Tuesday, March 10, 2015

     Is faith simply an ethnic expression?  We have some good friends who are Muslims.  They came to the States from Pakistan in 1975 and never left.  They love America and would never return to Pakistan, except to visit.  And they love and revere Allah.  They pray to him at least five times a day.  Growing up as Muslims, they have never known anything else.  For them, being Muslim is being who they are.  If they had been born in the U.S., would they be Muslims?  While it is impossible to say with certainty, my point is that for them faith has been filtered through the lens of their cultural heritage, just as mine has been filtered through the lens of my American experience.  We express our faith amid our cultural baggage, for sure, and walk in it in the compass of our life experience.  We cannot do otherwise.
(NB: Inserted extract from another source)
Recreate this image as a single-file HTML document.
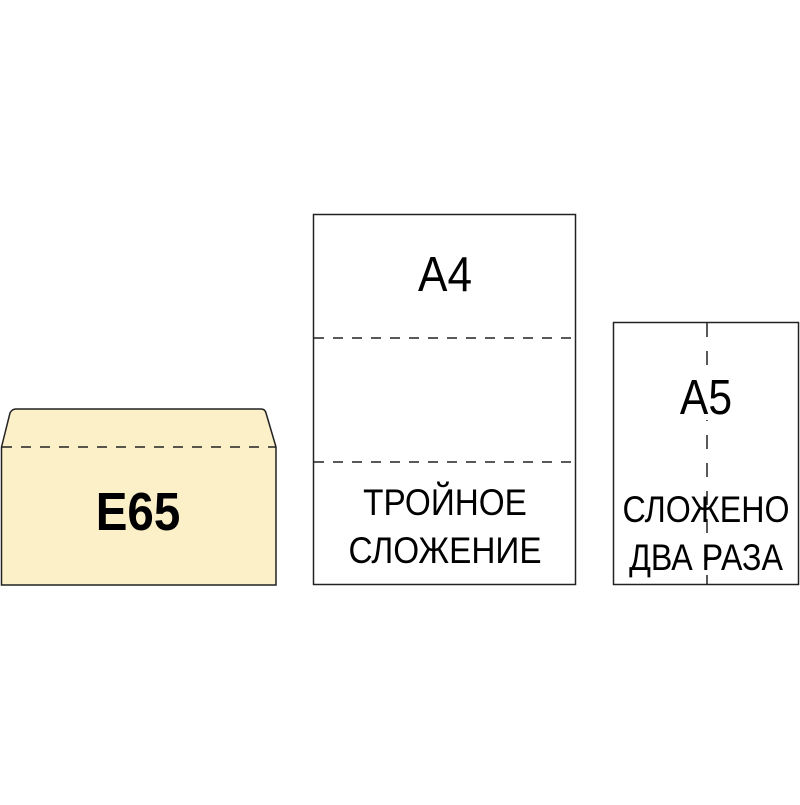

     So whose is the greater confrontation with the limits of the present?  We both walk in an aura of a coming thing, we both tread about in this life in light of the life we believe it will one day be, however we conceive and define it, we both understand existence through the skein of another one from which it came.  We cannot see life as existing independently, as life being accidental, as life being no more than the coalescing of subjective chemical experiences, as life being what has been made from what has been there.  We both hold to the fact of another presence.  Faith knows no boundaries.
     Ethnicity may drive the experience of faith, but it doesn't define the fact of it.  People have faith in God because they are human beings.  People have faith in God because they realize that all the scientific knowledge on the planet, valuable though it be, will not answer a most basic question:  why are we here?
     People have faith in God because they understand that humility is essential to humanness.